ZOTAC GTX590 3GB Graphics Card Review

👤by Sahil Mannick Comments 📅13-06-11
Conclusion

The GTX590 is a remarkable feat by Nvidia. Back when the Fermi architecture was first unveiled and demonstrated through the GTX480, most were appalled by its power consumption, thermal output and noise. One year on, the progress achieved by Nvidia means that they are now able to package two derivatives of the original GF100 GPU onto one PCB whilst still maintaining the three factors that made the GTX480 so notorious. Indeed, GF110 has proved to very efficient on the GTX570 and GTX580, so much so that Nvidia saw no need to lock any of the 512 CUDA cores, 64 texture units and 48 ROPs when designing the GTX590.

Engineering aside, the GTX590 is a very good performer and easily blasted its way ahead of other single GPU graphics cards. Its only real competition comes from AMD’s similarly designed HD6990 and both tend to be on par in overall performance. As always, different games tend to prefer different cards such as HAWX 2 or Street Fighter IV, but in other Nvidia centric games such as Far Cry 2, it was disappointing to see AMD clawing back some performance. This brings us to our next point. Unfortunately, due to power constraints and the initial surge of faulty cards resulting from overvolting, Nvidia has had to limit the clock speed of the card and its ability to overvolt. While still a decent overclocker, the performance figures of each core are not enough to match a GTX570, yet alone the GTX580 they are based on. Consequently, the card’s disadvantage becomes prominent when pitted against the HD6990 whose GPUs demonstrate none of those restrictions. In the end, the GTX590 was only ahead of the single GPU GTX580 by 37.7% at reference clocks and by 33.6% when both were overclocked. For a graphics card that is being marketed at around £570, the 37.7% performance benefit is not representative of the 50% price tag different over the GTX580. Theoretically, the GTX590 should have performed 57% better than its single GPU brother and that would have justified its cost but what it reveals instead is the inevitable inefficiency of SLI scaling. However as we found, scaling was better at higher resolution and under greater load so perhaps gaming on larger displays would have truly unlocked the card’s potential. So our conclusion would be to only consider the GTX590 for 27inch or 30inch displays, otherwise a GTX580 will be more than enough for blazingly fast gaming. Ideally, the GTX590 should be priced at around £500.


Deciding between a dual card SLI setup and the dual GPU option is a tough choice.
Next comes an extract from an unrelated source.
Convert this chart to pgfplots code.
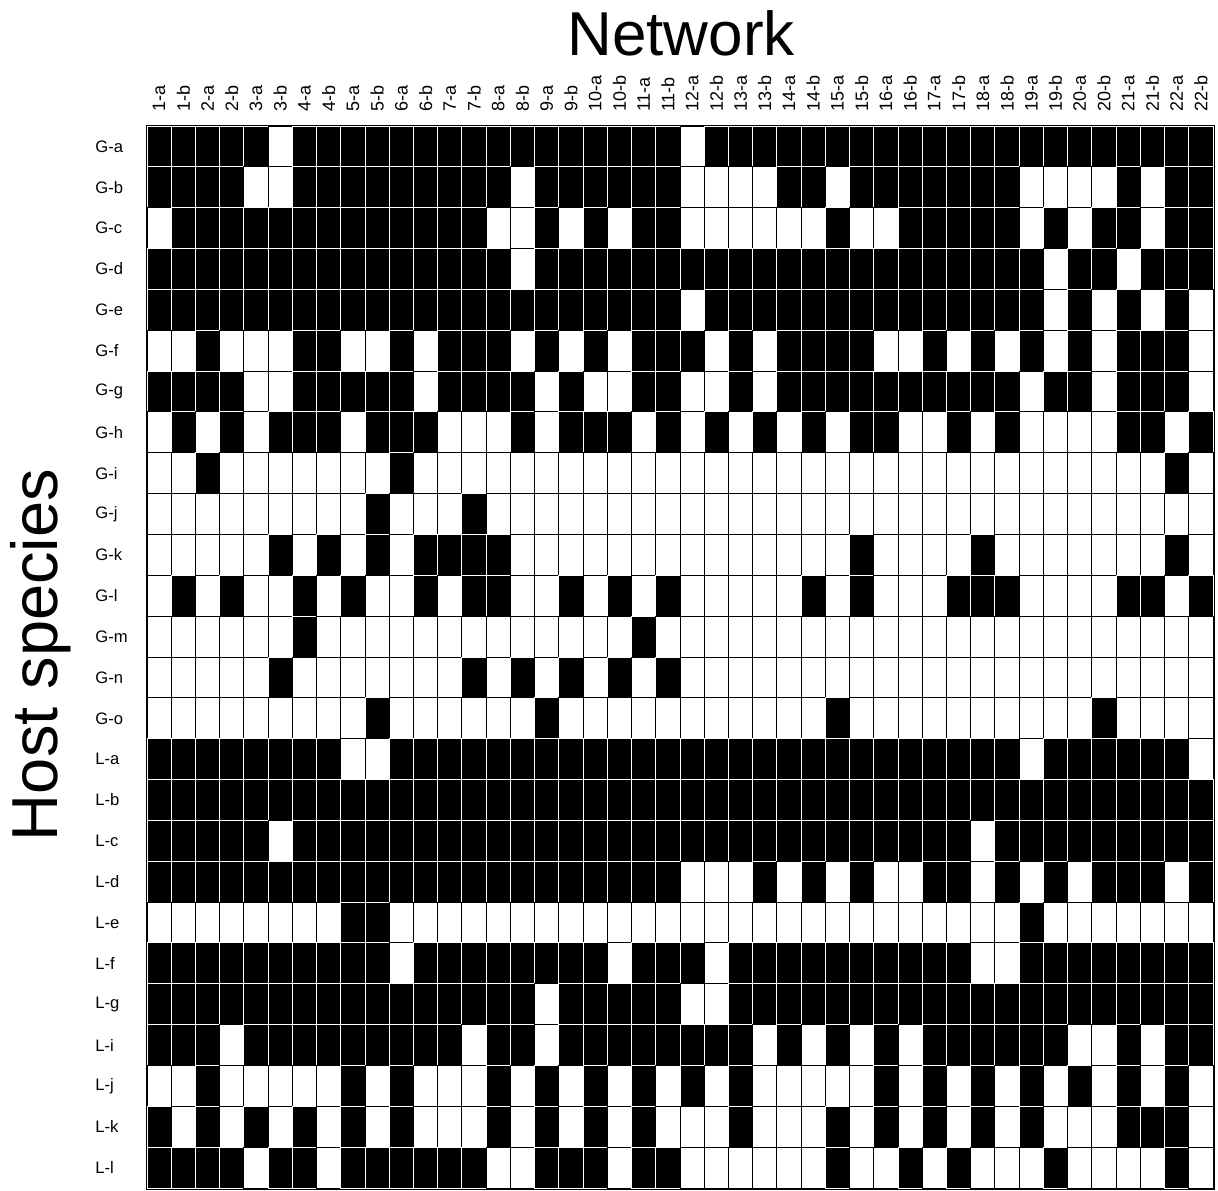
\documentclass[border=0pt]{standalone}
\usepackage{pgfplots}
\pgfplotsset{compat=1.18}
\usepackage{pgfplotstable}
\usepackage{fontspec}
\setmainfont{Liberation Sans}
\pgfdeclareplotmark{cell}{\pgfpathrectangle{\pgfqpoint{-6.0568pt}{-10.2115pt}}{\pgfqpoint{12.1136pt}{20.4231pt}}\pgfusepathqfillstroke}

% rows: G-a ... G-o, L-a ... L-l ; columns: 1-a ... 22-b ; 1 = black (present)
\pgfplotstableread{
c1 c2 c3 c4 c5 c6 c7 c8 c9 c10 c11 c12 c13 c14 c15 c16 c17 c18 c19 c20 c21 c22 c23 c24 c25 c26 c27 c28 c29 c30 c31 c32 c33 c34 c35 c36 c37 c38 c39 c40 c41 c42 c43 c44
1 1 1 1 1 0 1 1 1 1 1 1 1 1 1 1 1 1 1 1 1 1 0 1 1 1 1 1 1 1 1 1 1 1 1 1 1 1 1 1 1 1 1 1
1 1 1 1 0 0 1 1 1 1 1 1 1 1 1 0 1 1 1 1 1 1 0 0 0 0 1 1 0 1 1 1 1 1 1 1 0 0 0 0 1 0 1 1
0 1 1 1 1 1 1 1 1 1 1 1 1 1 0 0 1 0 1 0 1 1 0 0 0 0 0 0 1 0 0 1 1 1 1 1 0 1 0 1 1 0 1 1
1 1 1 1 1 1 1 1 1 1 1 1 1 1 1 0 1 1 1 1 1 1 1 1 1 1 1 1 1 1 1 1 1 1 1 1 1 0 1 1 0 1 1 1
1 1 1 1 1 1 1 1 1 1 1 1 1 1 1 1 1 1 1 1 1 1 0 1 1 1 1 1 1 1 1 1 1 1 1 1 1 0 1 0 1 0 1 0
0 0 1 0 0 0 1 1 0 0 1 0 1 1 1 0 1 0 1 0 1 1 1 0 1 0 1 1 1 1 0 0 1 0 1 0 1 0 1 0 1 1 1 0
1 1 1 1 0 0 1 1 1 1 1 0 1 1 1 1 0 1 0 0 1 1 0 0 1 0 1 1 1 1 1 1 1 1 1 1 0 1 1 0 1 1 1 0
0 1 0 1 0 1 1 1 0 1 1 1 0 0 0 1 0 1 1 1 0 1 0 1 0 1 0 1 0 1 1 0 0 1 0 1 0 0 0 0 1 1 0 1
0 0 1 0 0 0 0 0 0 0 1 0 0 0 0 0 0 0 0 0 0 0 0 0 0 0 0 0 0 0 0 0 0 0 0 0 0 0 0 0 0 0 1 0
0 0 0 0 0 0 0 0 0 1 0 0 0 1 0 0 0 0 0 0 0 0 0 0 0 0 0 0 0 0 0 0 0 0 0 0 0 0 0 0 0 0 0 0
0 0 0 0 0 1 0 1 0 1 0 1 1 1 1 0 0 0 0 0 0 0 0 0 0 0 0 0 0 1 0 0 0 0 1 0 0 0 0 0 0 0 1 0
0 1 0 1 0 0 1 0 1 0 0 1 0 1 1 0 0 1 0 1 0 1 0 0 0 0 0 1 0 1 0 0 0 1 1 1 0 0 0 0 1 1 0 1
0 0 0 0 0 0 1 0 0 0 0 0 0 0 0 0 0 0 0 0 1 0 0 0 0 0 0 0 0 0 0 0 0 0 0 0 0 0 0 0 0 0 0 0
0 0 0 0 0 1 0 0 0 0 0 0 0 1 0 1 0 1 0 1 0 1 0 0 0 0 0 0 0 0 0 0 0 0 0 0 0 0 0 0 0 0 0 0
0 0 0 0 0 0 0 0 0 1 0 0 0 0 0 0 1 0 0 0 0 0 0 0 0 0 0 0 1 0 0 0 0 0 0 0 0 0 0 1 0 0 0 0
1 1 1 1 1 1 1 1 0 0 1 1 1 1 1 1 1 1 1 1 1 1 1 1 1 1 1 1 1 1 1 1 1 1 1 1 0 1 1 1 1 1 1 0
1 1 1 1 1 1 1 1 1 1 1 1 1 1 1 1 1 1 1 1 1 1 1 1 1 1 1 1 1 1 1 1 1 1 1 1 1 1 1 1 1 1 1 1
1 1 1 1 1 0 1 1 1 1 1 1 1 1 1 1 1 1 1 1 1 1 1 1 1 1 1 1 1 1 1 1 1 1 0 1 1 1 1 1 1 1 1 1
1 1 1 1 1 1 1 1 1 1 1 1 1 1 1 1 1 1 1 1 1 1 0 0 0 1 0 1 0 1 0 0 1 1 0 1 0 1 0 1 1 1 0 1
0 0 0 0 0 0 0 0 1 1 0 0 0 0 0 0 0 0 0 0 0 0 0 0 0 0 0 0 0 0 0 0 0 0 0 0 1 0 0 0 0 0 0 0
1 1 1 1 1 1 1 1 1 1 0 1 1 1 1 1 1 1 1 0 1 1 1 0 1 1 1 1 1 1 1 1 1 1 0 0 1 1 1 1 1 1 1 1
1 1 1 1 1 1 1 1 1 1 1 1 1 1 1 1 0 1 1 1 1 1 0 0 1 1 1 1 1 1 1 1 1 1 1 1 1 1 1 1 1 1 1 1
1 1 1 0 1 1 1 1 1 1 1 1 1 0 1 1 0 1 1 1 1 1 1 1 1 0 1 0 1 0 1 0 1 1 1 1 1 1 0 0 1 0 1 1
0 0 1 0 0 0 0 0 1 0 1 0 0 0 1 0 1 0 1 0 1 0 1 0 1 0 0 0 0 0 1 0 1 0 1 0 1 0 1 0 1 0 1 0
1 0 1 0 1 0 1 0 1 0 1 0 0 0 1 0 1 0 1 0 1 0 0 0 1 0 0 0 1 0 1 0 1 0 1 0 1 0 0 0 1 1 1 0
1 1 1 1 0 1 1 0 1 1 1 1 1 1 0 0 1 1 1 0 1 1 0 0 0 0 0 0 1 0 0 1 0 1 0 0 0 1 0 0 0 0 1 0
}\datatable

\begin{document}
\begin{tikzpicture}
\useasboundingbox (-73.5pt,-1pt) rectangle (535.5pt,594pt);
\begin{axis}[
  at={(0pt,0pt)}, anchor=south west,
  scale only axis, width=533pt, height=531pt,
  xmin=0.5, xmax=44.5, ymin=0.5, ymax=26.5, y dir=reverse,
  axis on top, axis line style={line width=1.5pt},
  xtick={1,...,44},
  xticklabels={1-a,1-b,2-a,2-b,3-a,3-b,4-a,4-b,5-a,5-b,6-a,6-b,7-a,7-b,8-a,8-b,9-a,9-b,10-a,10-b,11-a,11-b,12-a,12-b,13-a,13-b,14-a,14-b,15-a,15-b,16-a,16-b,17-a,17-b,18-a,18-b,19-a,19-b,20-a,20-b,21-a,21-b,22-a,22-b},
  ytick={1,...,26},
  yticklabels={G-a,G-b,G-c,G-d,G-e,G-f,G-g,G-h,G-i,G-j,G-k,G-l,G-m,G-n,G-o,L-a,L-b,L-c,L-d,L-e,L-f,L-g,L-i,L-j,L-k,L-l},
  xticklabel pos=upper,
  major tick length=0pt,
  xticklabel style={rotate=90, anchor=west, font=\fontsize{9}{11}\selectfont},
  yticklabel style={anchor=west, xshift=-29.3pt, font=\fontsize{8.3}{10}\selectfont},
  xticklabel shift=3.5pt,
]
\pgfplotsinvokeforeach{1,...,44}{
  \addplot[scatter, only marks, mark=cell, line width=0.5pt,
    point meta=explicit symbolic,
    scatter/classes={0={draw=black, fill=white}, 1={draw=white, fill=black}}]
    table[x expr=#1, y expr=\coordindex+1, meta=c#1] {\datatable};
}
\end{axis}
\node[font=\fontsize{31}{37}\selectfont, anchor=base] at (267pt,566pt) {Network};
\node[font=\fontsize{32.5}{38}\selectfont, anchor=base, rotate=90] at (-44.5pt,266.5pt) {Host species};
\end{tikzpicture}
\end{document}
On the one hand, the GTX590 does not take up as much space and uses less power but on the other hand, two separate cards will run cooler and be more flexible when it comes to overclocking without the restrictions to limit power draw.

Zotac have done a very good job on their GTX590. They have stuck to the reference cooler, which is surprisingly efficient at keeping the GPUs cool despite the constraints, and bundling a number of extra accessories to differentiate itself from other brands. The card is also very practical in everyday use; it doesn’t sound like a jet fighter taking off every time you game and it is short enough to fit inside most cases without modifications.

Pros
+Class leading performance
+Size
+Excellent tessellation and superb AA performance
+Not as loud as one might expect
+CUDA and PhysX support
+Very well packaged
+Good bundle including free game voucher
+Innovative
+5 years warranty

Cons
-Restricted voltage tweaking and overclocking
-Cost
-SLI scaling at lower resolutions

The ZOTAC GTX590 deserves the Vortez Silver Award.